1. Research on generic web server threats will identify most of the threats 
2. Most of the TM for an embedded web server will be re-usable.    

This same scenario applies to many components in devices such as protocol stacks, firewalls, I/O modules and flash memory.   So, breaking down the overall TM for a device or system as follows will improve results and increase efficiency: 

1. High level TM which identifies trust boundaries and components which need their own TM 
2. Component TMs:
   • Generic TM containing typical threats for that type of component 
   • Implementation specific threats.   In many cases, there will be no implementation specific threats

Another benefit of modular TM is that it supports the need to constantly update TMs to help keep up with the changing threat landscape.   For example, new threats and mitigations for web servers are constantly being identified.   If one uses a single web server TM for multiple devices or systems, they will all gain the benefits of the evolving web server TM.  

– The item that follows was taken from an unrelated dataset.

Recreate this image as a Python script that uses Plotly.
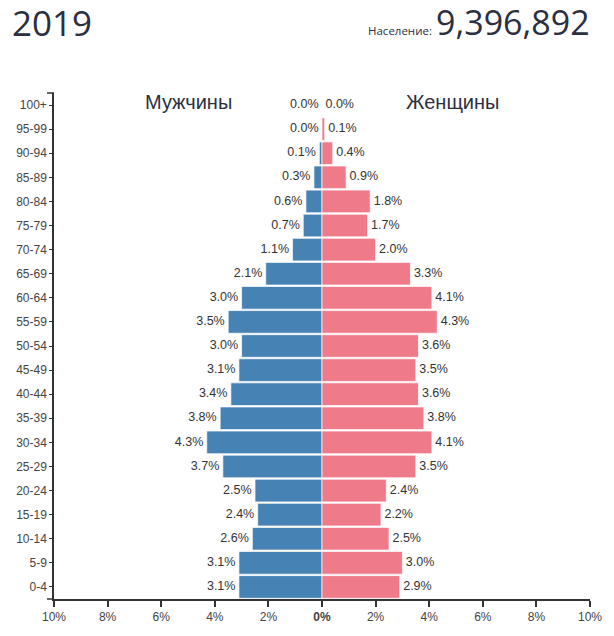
import plotly.graph_objects as go

ages = ["0-4", "5-9", "10-14", "15-19", "20-24", "25-29", "30-34", "35-39",
        "40-44", "45-49", "50-54", "55-59", "60-64", "65-69", "70-74", "75-79",
        "80-84", "85-89", "90-94", "95-99", "100+"]
male = [3.1, 3.1, 2.6, 2.4, 2.5, 3.7, 4.3, 3.8, 3.4, 3.1, 3.0, 3.5, 3.0, 2.1,
        1.1, 0.7, 0.6, 0.3, 0.1, 0.0, 0.0]
female = [2.9, 3.0, 2.5, 2.2, 2.4, 3.5, 4.1, 3.8, 3.6, 3.5, 3.6, 4.3, 4.1, 3.3,
          2.0, 1.7, 1.8, 0.9, 0.4, 0.1, 0.0]
tick_vals = [-10, -8, -6, -4, -2, 0, 2, 4, 6, 8, 10]
tick_text = ["10%", "8%", "6%", "4%", "2%", "<b>0%</b>", "2%", "4%", "6%", "8%", "10%"]
year = "2019"
population = "9,396,892"
pop_label = "Население:"
male_label = "Мужчины"
female_label = "Женщины"

MALE_C = "#4682b4"
FEMALE_C = "#ef7b8a"
TXT = "#2b2f3f"

W, H = 614, 636
L, R, T, B = 54, 21, 93, 34

fig = go.Figure()
fig.add_trace(go.Bar(y=ages, x=[-v for v in male], orientation="h",
                     marker=dict(color=MALE_C, line=dict(color="rgba(255,255,255,0.7)", width=1)),
                     hoverinfo="skip"))
fig.add_trace(go.Bar(y=ages, x=female, orientation="h",
                     marker=dict(color=FEMALE_C, line=dict(color="rgba(255,255,255,0.7)", width=1)),
                     hoverinfo="skip"))
fig.add_trace(go.Scatter(y=ages, x=[-v for v in male], mode="text",
                         text=[f"{v:.1f}%\u00a0" for v in male], textposition="middle left",
                         textfont=dict(family="Liberation Sans, Arial", size=12.5, color="#333"),
                         hoverinfo="skip"))
fig.add_trace(go.Scatter(y=ages, x=female, mode="text",
                         text=[f"\u00a0{v:.1f}%" for v in female], textposition="middle right",
                         textfont=dict(family="Liberation Sans, Arial", size=12.5, color="#333"),
                         hoverinfo="skip"))

pw = W - L - R
ph = H - T - B


def px(xs):
    return (xs - L) / pw


def py(ys):
    return (H - B - ys) / ph


annotations = [
    dict(text=year, x=px(10), y=py(22), xanchor="left", yanchor="middle",
         font=dict(family="Open Sans", size=35, color=TXT)),
    dict(text=population, x=px(595), y=py(22), xanchor="right", yanchor="middle",
         font=dict(family="Open Sans", size=34, color=TXT)),
    dict(text=pop_label, x=px(436), y=py(30), xanchor="right", yanchor="middle",
         font=dict(family="Open Sans", size=11.5, color=TXT)),
    dict(text=male_label, x=px(189), y=py(102), xanchor="center", yanchor="middle",
         font=dict(family="Liberation Sans, Arial", size=20, color=TXT)),
    dict(text=female_label, x=px(455), y=py(102), xanchor="center", yanchor="middle",
         font=dict(family="Liberation Sans, Arial", size=20, color=TXT)),
]
for a in annotations:
    a.update(xref="paper", yref="paper", showarrow=False)

shapes = [
    dict(type="line", xref="paper", yref="paper", x0=px(47), x1=0, y0=1, y1=1,
         line=dict(color="#333", width=1.5)),
    dict(type="line", xref="paper", yref="paper", x0=px(47), x1=0, y0=0, y1=0,
         line=dict(color="#333", width=1.5)),
]

fig.update_layout(
    width=W, height=H,
    margin=dict(l=L, r=R, t=T, b=B),
    plot_bgcolor="white", paper_bgcolor="white",
    barmode="overlay", bargap=0.06,
    showlegend=False,
    annotations=annotations,
    shapes=shapes,
    xaxis=dict(range=[-10, 10], tickvals=tick_vals, ticktext=tick_text,
               showgrid=False, zeroline=False, showline=True, linecolor="#333", linewidth=1.5,
               ticks="outside", ticklen=6, tickcolor="#333", tickwidth=1.5,
               tickfont=dict(family="Liberation Sans, Arial", size=12, color="#444"),
               fixedrange=True),
    yaxis=dict(categoryorder="array", categoryarray=ages, range=[-0.5, 20.5],
               showgrid=False, zeroline=False, showline=True, linecolor="#333", linewidth=1.5,
               ticks="outside", ticklen=3, tickcolor="#333",
               tickfont=dict(family="Liberation Sans, Arial", size=12, color="#444"),
               fixedrange=True),
)

fig.write_html("out.html",
               config={"displayModeBar": False},
               post_script="document.body.style.margin='0';document.body.style.overflow='hidden';")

TM tool challenges for IACS 

Cybersecurity started in IT and as a result current TM tools are IT-oriented in the sense that they focus on IT security priorities (confidentiality, integrity) and IT technologies (Windows, IPv6, Cloud, SQL Databases etc.).   As a result, they are poor at identifying IACS-specific threats and tend to de-prioritize threats to availability which is the most important type of threat to IACS.   What are the options to address this? 

1. Use the tools to draw the threat model diagram and identify some high-level threats.   Perform research to identify IACS specific threats.  For example, threats to OT protocols,  IACS devices etc. 
2. Employ the modular TM approach described earlier so that threat and threat mitigation research can be leveraged across multiple products or systems. 

Conclusion: 

1. TM for legacy code and systems is extremely helpful in identifying the areas of the device, software or system which have the biggest potential impact on security and thus deserve the most focus for SDL activities. 
2. Modular TM can simplify and improve TM for complex devices, software or systems 
3. Most existing TM tools are focused on IT-specific threats and threat priorities.  Employing a modular TM approach can help mitigate this.